It’s pretty exciting to expand your home with a new addition. When you bought your house, you may not have liked everything about it. Now is your opportunity to add more space and bring your home addition ideas to life.
However, working on a home addition is not for the faint of heart. There will be lots of material and work involved. You also have to be careful about not going over budget. Being prepared is essential to success. Make sure you have the time to commit to the project or contact a home addition contractor for assistance.
Now, how do you get started? You can’t begin with a trip to the lumber yard before you have a game plan. Let’s go over some important steps you should take as you plan a home addition.
Start with a Wish List
There is a reason you want to add to your home. It may be that your family has grown or you need more space for a home office. Maybe you want to add a games room or a private area for teens to hang out. Whatever the reason, you should write down the purpose for the addition.
From there, start to build a wish list. This is all the things you want out of your addition. It should include the layout and any electrical needs for the use and function of the room. Pick out things like windows and interior finishes you want, like built-in shelving and flooring. Make sure to include your must-haves so even if you don’t get everything you want, the important things will happen.
Have a Hard Budget
Without a spending plan, things can get expensive fast. As part of the plan, you should set a monetary limit on what you can spend. There are firm costs for lumber and finishing material. When you start decorating and furnishing the space, you want to make sure you can afford to get what you want.

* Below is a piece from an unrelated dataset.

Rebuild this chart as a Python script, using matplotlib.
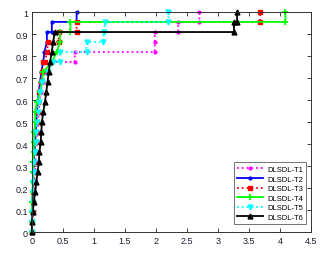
import matplotlib
matplotlib.use("Agg")
import matplotlib.pyplot as plt

# ---- data (FPR, TPR) ----
t1_x = [0, 0, 0.01, 0.02, 0.03, 0.04, 0.05, 0.06, 0.07, 0.08, 0.09, 0.10, 0.11, 0.12, 0.14, 0.17, 0.22, 0.30,
        0.69, 0.69, 1.98, 1.98, 1.98, 2.36, 2.36, 2.70, 2.70]
t1_y = [0, 0.045, 0.091, 0.136, 0.182, 0.227, 0.273, 0.318, 0.364, 0.409, 0.455, 0.5, 0.545, 0.591, 0.636, 0.682, 0.727, 0.773,
        0.773, 0.818, 0.818, 0.864, 0.909, 0.909, 0.955, 0.955, 1.0]

t2_x = [0, 0, 0.0, 0.01, 0.01, 0.02, 0.02, 0.03, 0.04, 0.05, 0.06, 0.07, 0.08, 0.09, 0.11, 0.13, 0.15, 0.18, 0.20,
        0.24, 0.24, 0.32, 0.32, 0.72, 0.72]
t2_y = [0, 0.045, 0.091, 0.136, 0.182, 0.227, 0.273, 0.318, 0.364, 0.409, 0.455, 0.5, 0.545, 0.591, 0.636, 0.682, 0.727, 0.773, 0.818,
        0.864, 0.909, 0.909, 0.955, 0.955, 1.0]

t3_x = [0, 0, 0.01, 0.01, 0.02, 0.03, 0.03, 0.04, 0.05, 0.06, 0.07, 0.08, 0.09, 0.10, 0.12, 0.14, 0.16, 0.18, 0.21, 0.24,
        0.26, 0.43, 0.43, 0.72, 0.72, 3.68, 3.68]
t3_y = [0, 0.045, 0.091, 0.136, 0.182, 0.227, 0.273, 0.318, 0.364, 0.409, 0.455, 0.5, 0.545, 0.591, 0.636, 0.682, 0.727, 0.773, 0.773, 0.818,
        0.864, 0.864, 0.909, 0.909, 0.955, 0.955, 1.0]

t4_x = [0, 0, 0.0, 0.0, 0.01, 0.01, 0.02, 0.02, 0.03, 0.03, 0.04, 0.05, 0.05, 0.08, 0.13, 0.16, 0.18, 0.32, 0.40,
        0.45, 0.45, 0.62, 0.62, 4.09, 4.09]
t4_y = [0, 0.045, 0.091, 0.136, 0.182, 0.227, 0.273, 0.318, 0.364, 0.409, 0.455, 0.5, 0.545, 0.591, 0.636, 0.682, 0.727, 0.773, 0.818,
        0.864, 0.909, 0.909, 0.955, 0.955, 1.0]

t5_x = [0, 0, 0, 0.01, 0.01, 0.02, 0.03, 0.04, 0.05, 0.06, 0.07, 0.08, 0.09, 0.11, 0.13, 0.16, 0.25, 0.34,
        0.45, 0.45, 0.88, 0.88, 1.14, 1.16, 1.18, 2.20, 2.20]
t5_y = [0, 0.045, 0.091, 0.136, 0.182, 0.227, 0.273, 0.318, 0.364, 0.409, 0.455, 0.5, 0.545, 0.591, 0.636, 0.682, 0.727, 0.773,
        0.773, 0.818, 0.818, 0.864, 0.864, 0.909, 0.955, 0.955, 1.0]

t6_x = [0, 0, 0.01, 0.03, 0.05, 0.07, 0.09, 0.11, 0.12, 0.14, 0.15, 0.16, 0.18, 0.21, 0.23, 0.25, 0.27, 0.29, 0.32, 0.34,
        0.37, 3.26, 3.26, 3.31, 3.31]
t6_y = [0, 0.045, 0.091, 0.136, 0.182, 0.227, 0.273, 0.318, 0.364, 0.409, 0.455, 0.5, 0.545, 0.591, 0.636, 0.682, 0.727, 0.773, 0.818, 0.864,
        0.909, 0.909, 0.955, 0.955, 1.0]

labels = ["DLSDL-T1", "DLSDL-T2", "DLSDL-T3", "DLSDL-T4", "DLSDL-T5", "DLSDL-T6"]
xticks = [0, 0.5, 1, 1.5, 2, 2.5, 3, 3.5, 4, 4.5]
xtick_labels = ["0", "0.5", "1", "1.5", "2", "2.5", "3", "3.5", "4", "4.5"]
yticks = [0, 0.1, 0.2, 0.3, 0.4, 0.5, 0.6, 0.7, 0.8, 0.9, 1.0]
ytick_labels = ["0", "0.1", "0.2", "0.3", "0.4", "0.5", "0.6", "0.7", "0.8", "0.9", "1"]

plt.rcParams['font.family'] = ['Liberation Sans', 'DejaVu Sans']

fig = plt.figure(figsize=(3.3, 2.55), dpi=100)
ax = fig.add_axes([0.097, 0.086, 0.845, 0.863])

series = [
    (t1_x, t1_y, dict(color='#ff00ff', ls=':', marker='.', ms=4)),
    (t2_x, t2_y, dict(color='#0000ff', ls='-', marker='.', ms=4)),
    (t3_x, t3_y, dict(color='#ff0000', ls=':', marker='s', ms=3)),
    (t4_x, t4_y, dict(color='#00ff00', ls='-', marker='+', ms=4.5, mew=1.3)),
    (t5_x, t5_y, dict(color='#00ffff', ls=':', marker='v', ms=3.5)),
    (t6_x, t6_y, dict(color='#000000', ls='-', marker='^', ms=3.5)),
]
for (x, y, st), lab in zip(series, labels):
    ax.plot(x, y, lw=1.3, label=lab, clip_on=False, **st)

ax.set_xlim(0, 4.5)
ax.set_ylim(0, 1)
ax.set_xticks(xticks)
ax.set_xticklabels(xtick_labels)
ax.set_yticks(yticks)
ax.set_yticklabels(ytick_labels)
tc = '#1c1c30'
ax.tick_params(direction='in', length=3, width=0.6, top=True, right=True,
               labelsize=6.5, colors=tc, pad=3)
for s in ax.spines.values():
    s.set_linewidth(0.7)
    s.set_color('#333333')

leg = ax.legend(loc='lower right', bbox_to_anchor=(0.982, 0.036), fontsize=5.5,
                frameon=True, fancybox=False, edgecolor='#333333',
                handlelength=3.4, labelspacing=0.3, borderpad=0.4,
                handletextpad=0.5, borderaxespad=0)
leg.get_frame().set_linewidth(0.6)

fig.savefig("out.png", dpi=100)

There will be compromises because you may want to upgrade a light fixture or flooring along the way. It will be tricky balancing the numbers at times. As long as you adjust for other things, you will keep the books balanced.
Have a Qualified Team
Making sure you have competent workers doesn’t mean you can’t do the home addition yourself. Just play to your strengths and hire those that you need. If you can do the framing but hate drywalling, hire a few contractors to do it for you. Certain jobs need to be done by licensed tradespeople like electrical and plumbing, but you will save a lot of money if you can handle the rest.
Your team should also include the whole family as they are going to enjoy this addition too. Get them working on smaller tasks, so they put in sweat equity.
Be Open to Experimenting
You don’t have to make your addition looks like it was always there unless you want to. Matching siding and roof lines are great, but don’t be afraid to experiment with something different. Your happiness is what is most important but do take into consideration your potential resale value.
When you are doing this addition, it opens up the possibility of updating other parts of the home, especially where the add-on starts. You can make it match what you already have, like flooring and layout, or use different materials to extend the house’s new looking. An addition can sometimes open up a can of worms, but cast your line and revamp the whole house if you like fishing.
Consider Space and Property Lines
If you have a smaller lot, make sure you know the bylaws regarding building near property lines. You also should consider what you are giving up while you are gaining. An addition will eat up square footage on your property and a nice backyard can quickly become tiny. Going up instead of out is a viable option as long as your city bylaw allows it. You will get the extra floor space without taking over the yard.
Think About the Neighbours
Taking on a home addition will most certainly affect your family. It takes time and compromises your current lifestyle, but what about the people that live around you? They have to deal with the noise, dust, and dirt of your project without getting any benefits.
You should consider the time of year you are building. Try not to inconvenience your neighbours during holidays or other special occasions if possible. Also, let them know what you are planning before you start. While they don’t get to decide what you are doing, keeping them in the loop is nice. Let them know the timeline and try to keep the disruption to a minimum. Bribe them with baked goods if you have to because these are the people you share your street with.